___ DATA ENTRIES
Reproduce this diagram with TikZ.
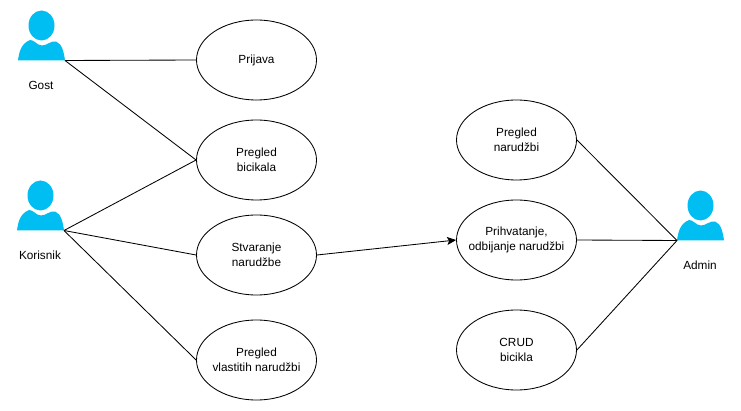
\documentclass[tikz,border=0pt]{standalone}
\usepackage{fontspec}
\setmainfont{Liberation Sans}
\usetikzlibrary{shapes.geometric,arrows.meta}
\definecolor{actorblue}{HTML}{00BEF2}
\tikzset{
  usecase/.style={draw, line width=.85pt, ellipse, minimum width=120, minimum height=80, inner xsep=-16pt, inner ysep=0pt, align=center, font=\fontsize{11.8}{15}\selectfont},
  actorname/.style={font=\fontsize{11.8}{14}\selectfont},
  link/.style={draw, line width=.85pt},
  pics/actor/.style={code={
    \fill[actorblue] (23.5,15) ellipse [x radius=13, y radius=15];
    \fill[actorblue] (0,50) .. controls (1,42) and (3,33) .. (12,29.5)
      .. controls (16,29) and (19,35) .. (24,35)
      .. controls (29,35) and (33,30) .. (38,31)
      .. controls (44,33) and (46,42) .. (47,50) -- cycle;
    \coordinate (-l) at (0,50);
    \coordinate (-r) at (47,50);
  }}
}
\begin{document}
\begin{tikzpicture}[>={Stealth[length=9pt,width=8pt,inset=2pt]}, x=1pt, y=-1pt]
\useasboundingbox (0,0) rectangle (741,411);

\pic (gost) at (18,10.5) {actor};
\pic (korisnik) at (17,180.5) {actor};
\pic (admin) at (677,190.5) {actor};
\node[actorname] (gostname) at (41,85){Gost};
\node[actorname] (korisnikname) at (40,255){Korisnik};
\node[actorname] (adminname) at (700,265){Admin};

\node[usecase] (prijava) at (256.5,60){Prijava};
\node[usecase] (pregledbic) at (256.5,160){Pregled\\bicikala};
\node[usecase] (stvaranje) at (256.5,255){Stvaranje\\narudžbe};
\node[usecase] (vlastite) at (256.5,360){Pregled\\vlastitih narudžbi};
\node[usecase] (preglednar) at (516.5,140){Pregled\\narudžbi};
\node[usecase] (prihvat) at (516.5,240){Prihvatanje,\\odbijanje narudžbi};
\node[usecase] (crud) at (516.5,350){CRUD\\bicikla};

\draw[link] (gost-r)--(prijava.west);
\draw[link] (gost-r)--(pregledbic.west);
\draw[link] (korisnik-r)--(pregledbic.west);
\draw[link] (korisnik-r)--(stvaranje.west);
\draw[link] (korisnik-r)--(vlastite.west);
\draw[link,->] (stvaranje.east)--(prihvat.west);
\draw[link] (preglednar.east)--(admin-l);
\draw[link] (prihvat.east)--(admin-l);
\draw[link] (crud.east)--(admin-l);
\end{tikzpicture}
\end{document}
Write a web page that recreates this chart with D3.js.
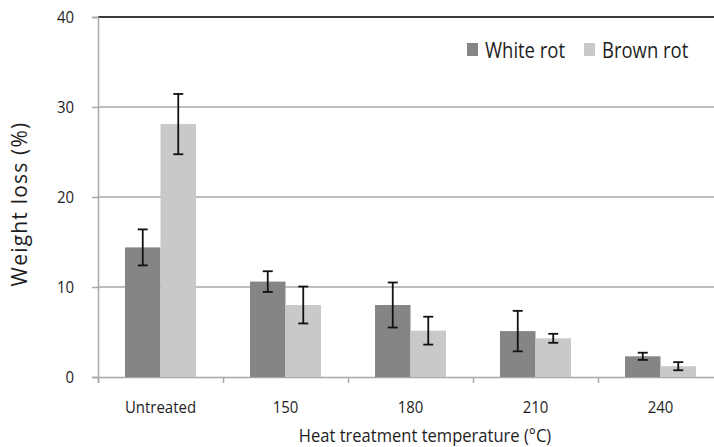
______
Copy every line from the records above that contains the word "with".

Reproduce this diagram with TikZ.
Write a web page that recreates this chart with D3.js.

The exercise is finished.